Given data:
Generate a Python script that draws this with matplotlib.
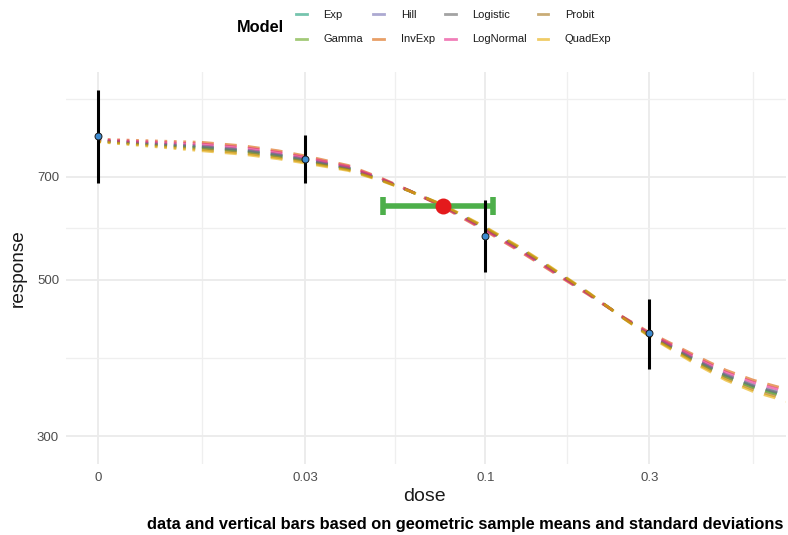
import numpy as np
import matplotlib
matplotlib.use("Agg")
import matplotlib.pyplot as plt
from matplotlib.lines import Line2D
from matplotlib.ticker import FixedLocator, FixedFormatter, NullFormatter

plt.rcParams['font.family'] = ['Liberation Sans', 'DejaVu Sans']

# ---------------- data ----------------
models = ["Exp", "Gamma", "Hill", "InvExp", "Logistic", "LogNormal", "Probit", "QuadExp"]
model_colors = ["#1B9E77", "#66A61E", "#7570B3", "#D95F02",
                "#666666", "#E7298A", "#A6761D", "#E6AB02"]

curve_dose = [0, 0.015, 0.02, 0.025, 0.03, 0.04, 0.05, 0.06, 0.075, 0.1,
              0.125, 0.15, 0.2, 0.25, 0.3, 0.4, 0.5, 0.6, 0.75]

curve_exp = [787.2, 770.5, 761.2, 750.1, 738.8, 719.0, 692.8, 668.8, 637.5, 590.9,
             554.3, 523.9, 477.7, 442.6, 417.5, 386.0, 364.9, 352.3, 341.5]
curve_gamma = [786.8, 768.8, 759.6, 748.6, 737.4, 718.1, 692.4, 668.7, 637.9, 591.5,
               554.8, 524.3, 478.0, 442.5, 417.0, 385.2, 364.0, 351.3, 340.5]
curve_hill = [788.4, 774.2, 764.9, 753.6, 741.8, 721.1, 693.8, 669.0, 636.8, 589.7,
              552.9, 522.7, 477.2, 442.8, 418.4, 387.8, 367.0, 354.6, 343.9]
curve_invexp = [791.2, 783.3, 773.9, 762.0, 749.3, 726.2, 696.3, 669.4, 634.9, 586.5,
                549.7, 519.9, 475.7, 443.4, 420.7, 392.1, 372.1, 360.2, 349.6]
curve_logistic = [787.9, 772.6, 763.3, 752.1, 740.5, 720.2, 693.4, 668.9, 637.1, 590.2,
                  553.5, 523.2, 477.4, 442.7, 418.0, 387.0, 366.1, 353.6, 342.9]
curve_lognormal = [789.9, 779.0, 769.7, 758.1, 745.8, 723.8, 695.1, 669.2, 635.8, 588.0,
                   551.2, 521.2, 476.4, 443.1, 419.6, 390.0, 369.7, 357.6, 346.9]
curve_probit = [785.6, 765.1, 755.9, 745.2, 734.4, 716.0, 691.4, 668.6, 638.7, 592.8,
                556.2, 525.5, 478.6, 442.2, 416.1, 383.5, 361.9, 349.0, 338.2]
curve_quadexp = [784.6, 761.9, 752.7, 742.2, 731.8, 714.2, 690.5, 668.4, 639.3, 593.9,
                 557.3, 526.5, 479.1, 442.0, 415.3, 381.9, 360.1, 347.0, 336.2]

model_curves = [curve_exp, curve_gamma, curve_hill, curve_invexp,
                curve_logistic, curve_lognormal, curve_probit, curve_quadexp]

obs_dose = [0, 0.03, 0.1, 0.3]
obs_mean = [799, 741, 577, 420]
obs_lower = [686, 686, 513, 373]
obs_upper = [929, 802, 649, 469]

bmd = 0.0752
bmd_response = 636
bmdl = 0.0505
bmdu = 0.1055

x_tick_values = [0, 0.03, 0.1, 0.3]
x_tick_labels = ["0", "0.03", "0.1", "0.3"]
y_tick_values = [300, 500, 700]
y_tick_labels = ["300", "500", "700"]

# dose 0 is drawn at this stand-in position on the log axis
zero_stand_in = 0.0075


def plot_pos(d):
    return [zero_stand_in if v == 0 else v for v in d]


# ---------------- figure ----------------
W, H = 788, 535
fig = plt.figure(figsize=(W / 100, H / 100), dpi=100)
L, R, T, B = 66, 786, 72, 464
ax = fig.add_axes([L / W, 1 - B / H, (R - L) / W, (B - T) / H])

ax.set_xscale('log')
ax.set_yscale('log')
ax.set_xlim(0.006041, 0.7483)
ax.set_ylim(273.8, 985.6)

for s in ax.spines.values():
    s.set_visible(False)

ax.xaxis.set_major_locator(FixedLocator(plot_pos(x_tick_values)))
ax.xaxis.set_major_formatter(FixedFormatter(x_tick_labels))
ax.xaxis.set_minor_locator(FixedLocator([0.015, 0.05477, 0.1732, 0.6]))
ax.xaxis.set_minor_formatter(NullFormatter())
ax.yaxis.set_major_locator(FixedLocator(y_tick_values))
ax.yaxis.set_major_formatter(FixedFormatter(y_tick_labels))
ax.yaxis.set_minor_locator(FixedLocator([387.3, 591.6, 903.7]))
ax.yaxis.set_minor_formatter(NullFormatter())

ax.tick_params(which='both', length=0)
ax.tick_params(axis='both', labelsize=9.5, labelcolor='#4D4D4D')
ax.tick_params(axis='x', pad=6)
ax.tick_params(axis='y', pad=5)
ax.grid(which='major', color='#EBEBEB', lw=1.3)
ax.grid(which='minor', color='#EFEFEF', lw=0.9)
ax.set_axisbelow(True)

# model curves
xc = plot_pos(curve_dose)
lw = 2.0
for name, col, yc in zip(models, model_colors, model_curves):
    ax.plot(xc[:2], yc[:2], color=col, lw=lw, alpha=0.6,
            ls=(0, (1.0, 2.4)), zorder=2)
    ax.plot(xc[1:], yc[1:], color=col, lw=lw, alpha=0.6,
            ls=(0, (4.3, 4.0)), zorder=2)

# BMD with confidence interval
ax.errorbar([bmd], [bmd_response],
            xerr=[[bmd - bmdl], [bmdu - bmd]], fmt='none',
            ecolor='#4DAF4A', elinewidth=4.0, capsize=6.6, capthick=4.0,
            zorder=3)

# observed data
xo = plot_pos(obs_dose)
ax.vlines(xo, obs_lower, obs_upper, color='black', lw=2.2, zorder=4)
ax.plot(xo, obs_mean, 'o', ms=5, mfc='#3D8BD1', mec='#1a1a1a', mew=0.7,
        zorder=5, ls='none')

ax.plot([bmd], [bmd_response], 'o', ms=11.5, color='#E41A1C', mec='none',
        zorder=6)

# axis titles
fig.text(424.5 / W, 1 - 496.7 / H, "dose", ha='center', va='center',
         fontsize=14, color='#1A1A1A')
fig.text(18 / W, 1 - 268 / H, "response", ha='center', va='center',
         rotation=90, fontsize=13.7, color='#1A1A1A')

# caption
fig.text(783 / W, 1 - 524 / H,
         "data and vertical bars based on geometric sample means and standard deviations",
         ha='right', va='center', fontsize=11.8, fontweight='bold', color='black')

# legend
handles = [Line2D([0], [0], color=c, lw=2.0, alpha=0.6) for c in model_colors]
fig.text(237 / W, 1 - 27.5 / H, "Model", ha='left', va='center',
         fontsize=11.8, fontweight='bold', color='black')
leg = fig.legend(handles, models, ncol=4, loc='upper left',
                 bbox_to_anchor=(296 / W, 1 - 10 / H),
                 frameon=False, fontsize=8.0, handlelength=0.95,
                 handletextpad=1.5, columnspacing=0.95, labelspacing=1.3,
                 borderpad=0, borderaxespad=0)
for t in leg.get_texts():
    t.set_color('#1A1A1A')

fig.savefig("out.png", dpi=100)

The problem:
Go through the data above and transcribe it in full, omitting any image.

Worked answer:
Generate a Python script that draws this with matplotlib.
import numpy as np
import matplotlib
matplotlib.use("Agg")
import matplotlib.pyplot as plt
from matplotlib.lines import Line2D
from matplotlib.ticker import FixedLocator, FixedFormatter, NullFormatter

plt.rcParams['font.family'] = ['Liberation Sans', 'DejaVu Sans']

# ---------------- data ----------------
models = ["Exp", "Gamma", "Hill", "InvExp", "Logistic", "LogNormal", "Probit", "QuadExp"]
model_colors = ["#1B9E77", "#66A61E", "#7570B3", "#D95F02",
                "#666666", "#E7298A", "#A6761D", "#E6AB02"]

curve_dose = [0, 0.015, 0.02, 0.025, 0.03, 0.04, 0.05, 0.06, 0.075, 0.1,
              0.125, 0.15, 0.2, 0.25, 0.3, 0.4, 0.5, 0.6, 0.75]

curve_exp = [787.2, 770.5, 761.2, 750.1, 738.8, 719.0, 692.8, 668.8, 637.5, 590.9,
             554.3, 523.9, 477.7, 442.6, 417.5, 386.0, 364.9, 352.3, 341.5]
curve_gamma = [786.8, 768.8, 759.6, 748.6, 737.4, 718.1, 692.4, 668.7, 637.9, 591.5,
               554.8, 524.3, 478.0, 442.5, 417.0, 385.2, 364.0, 351.3, 340.5]
curve_hill = [788.4, 774.2, 764.9, 753.6, 741.8, 721.1, 693.8, 669.0, 636.8, 589.7,
              552.9, 522.7, 477.2, 442.8, 418.4, 387.8, 367.0, 354.6, 343.9]
curve_invexp = [791.2, 783.3, 773.9, 762.0, 749.3, 726.2, 696.3, 669.4, 634.9, 586.5,
                549.7, 519.9, 475.7, 443.4, 420.7, 392.1, 372.1, 360.2, 349.6]
curve_logistic = [787.9, 772.6, 763.3, 752.1, 740.5, 720.2, 693.4, 668.9, 637.1, 590.2,
                  553.5, 523.2, 477.4, 442.7, 418.0, 387.0, 366.1, 353.6, 342.9]
curve_lognormal = [789.9, 779.0, 769.7, 758.1, 745.8, 723.8, 695.1, 669.2, 635.8, 588.0,
                   551.2, 521.2, 476.4, 443.1, 419.6, 390.0, 369.7, 357.6, 346.9]
curve_probit = [785.6, 765.1, 755.9, 745.2, 734.4, 716.0, 691.4, 668.6, 638.7, 592.8,
                556.2, 525.5, 478.6, 442.2, 416.1, 383.5, 361.9, 349.0, 338.2]
curve_quadexp = [784.6, 761.9, 752.7, 742.2, 731.8, 714.2, 690.5, 668.4, 639.3, 593.9,
                 557.3, 526.5, 479.1, 442.0, 415.3, 381.9, 360.1, 347.0, 336.2]

model_curves = [curve_exp, curve_gamma, curve_hill, curve_invexp,
                curve_logistic, curve_lognormal, curve_probit, curve_quadexp]

obs_dose = [0, 0.03, 0.1, 0.3]
obs_mean = [799, 741, 577, 420]
obs_lower = [686, 686, 513, 373]
obs_upper = [929, 802, 649, 469]

bmd = 0.0752
bmd_response = 636
bmdl = 0.0505
bmdu = 0.1055

x_tick_values = [0, 0.03, 0.1, 0.3]
x_tick_labels = ["0", "0.03", "0.1", "0.3"]
y_tick_values = [300, 500, 700]
y_tick_labels = ["300", "500", "700"]

# dose 0 is drawn at this stand-in position on the log axis
zero_stand_in = 0.0075


def plot_pos(d):
    return [zero_stand_in if v == 0 else v for v in d]


# ---------------- figure ----------------
W, H = 788, 535
fig = plt.figure(figsize=(W / 100, H / 100), dpi=100)
L, R, T, B = 66, 786, 72, 464
ax = fig.add_axes([L / W, 1 - B / H, (R - L) / W, (B - T) / H])

ax.set_xscale('log')
ax.set_yscale('log')
ax.set_xlim(0.006041, 0.7483)
ax.set_ylim(273.8, 985.6)

for s in ax.spines.values():
    s.set_visible(False)

ax.xaxis.set_major_locator(FixedLocator(plot_pos(x_tick_values)))
ax.xaxis.set_major_formatter(FixedFormatter(x_tick_labels))
ax.xaxis.set_minor_locator(FixedLocator([0.015, 0.05477, 0.1732, 0.6]))
ax.xaxis.set_minor_formatter(NullFormatter())
ax.yaxis.set_major_locator(FixedLocator(y_tick_values))
ax.yaxis.set_major_formatter(FixedFormatter(y_tick_labels))
ax.yaxis.set_minor_locator(FixedLocator([387.3, 591.6, 903.7]))
ax.yaxis.set_minor_formatter(NullFormatter())

ax.tick_params(which='both', length=0)
ax.tick_params(axis='both', labelsize=9.5, labelcolor='#4D4D4D')
ax.tick_params(axis='x', pad=6)
ax.tick_params(axis='y', pad=5)
ax.grid(which='major', color='#EBEBEB', lw=1.3)
ax.grid(which='minor', color='#EFEFEF', lw=0.9)
ax.set_axisbelow(True)

# model curves
xc = plot_pos(curve_dose)
lw = 2.0
for name, col, yc in zip(models, model_colors, model_curves):
    ax.plot(xc[:2], yc[:2], color=col, lw=lw, alpha=0.6,
            ls=(0, (1.0, 2.4)), zorder=2)
    ax.plot(xc[1:], yc[1:], color=col, lw=lw, alpha=0.6,
            ls=(0, (4.3, 4.0)), zorder=2)

# BMD with confidence interval
ax.errorbar([bmd], [bmd_response],
            xerr=[[bmd - bmdl], [bmdu - bmd]], fmt='none',
            ecolor='#4DAF4A', elinewidth=4.0, capsize=6.6, capthick=4.0,
            zorder=3)

# observed data
xo = plot_pos(obs_dose)
ax.vlines(xo, obs_lower, obs_upper, color='black', lw=2.2, zorder=4)
ax.plot(xo, obs_mean, 'o', ms=5, mfc='#3D8BD1', mec='#1a1a1a', mew=0.7,
        zorder=5, ls='none')

ax.plot([bmd], [bmd_response], 'o', ms=11.5, color='#E41A1C', mec='none',
        zorder=6)

# axis titles
fig.text(424.5 / W, 1 - 496.7 / H, "dose", ha='center', va='center',
         fontsize=14, color='#1A1A1A')
fig.text(18 / W, 1 - 268 / H, "response", ha='center', va='center',
         rotation=90, fontsize=13.7, color='#1A1A1A')

# caption
fig.text(783 / W, 1 - 524 / H,
         "data and vertical bars based on geometric sample means and standard deviations",
         ha='right', va='center', fontsize=11.8, fontweight='bold', color='black')

# legend
handles = [Line2D([0], [0], color=c, lw=2.0, alpha=0.6) for c in model_colors]
fig.text(237 / W, 1 - 27.5 / H, "Model", ha='left', va='center',
         fontsize=11.8, fontweight='bold', color='black')
leg = fig.legend(handles, models, ncol=4, loc='upper left',
                 bbox_to_anchor=(296 / W, 1 - 10 / H),
                 frameon=False, fontsize=8.0, handlelength=0.95,
                 handletextpad=1.5, columnspacing=0.95, labelspacing=1.3,
                 borderpad=0, borderaxespad=0)
for t in leg.get_texts():
    t.set_color('#1A1A1A')

fig.savefig("out.png", dpi=100)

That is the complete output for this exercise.